In a bid to offer more jobs to Saudi-born workers, new rules are to be introduced in October this year. The Nitigat system, better known as the Saudi Nationalization Scheme, has been the brain-child of the Saudi Arabian Ministry of Labour. It aims to provide incentives to those companies that are meeting the required targets for Saudi employees while penalizing those who fail to meet the criterion.
The system rates companies on a ‘traffic-light’ scheme – classing them as either red, yellow or green depending on the ratio of Saudi workers to expats from abroad. There is also a ‘blue’ class of company also known as ‘VIPs’ which are essentially exempt from the scheme. How an individual business is categorized can greatly affect its ability to apply for visa and work permits for their employees, so being downgraded can have serious consequences.
The system has broadly been in place since June 2011, and requires companies to offer up to 30% of their vacancies to Saudi nationals. However a rift is now appearing between the Ministry of Labour and local business owners as further penalties are introduced for non-compliant companies.

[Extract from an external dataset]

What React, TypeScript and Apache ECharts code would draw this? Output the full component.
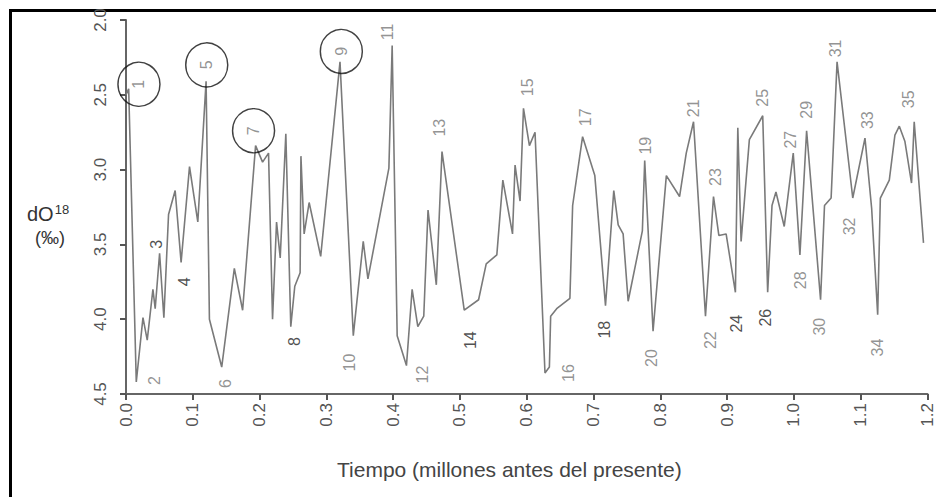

While the government seems to believe that further incentives are needed to encourage companies to meet their exacting standards, many companies claim they are already doing all they can to increase their Saudi workforce and that the new penalties will simply make them struggle even further.
As of October, those companies rated as ‘yellow’ or below will only be able to apply for short term visas for their staff. While the goal is no doubt to clear the way for native workers, local business owners are resisting the policy change due to the potential fallout. Visas of just 4 months in length will see expat workers arrive on a short term contract before moving off soon afterwards – and taking all their precious skills and experience with them.
In many industries, skilled Saudi workers are tremendously difficult to come by, leading many businesses to have their rating downgraded despite their best efforts to recruit local talent. They claim their only option at present is to hire from overseas. Now that option may be drying up thanks to the new policy changes and many companies now claim that their very existence is in jeopardy.
With existing workers having to leave the country sooner, the money invested in recruiting and training them seems to make ever less financial sense. At the same time, HR departments around the Kingdom look on fearfully, wondering how they will make up the shortfall without relying on expat workers.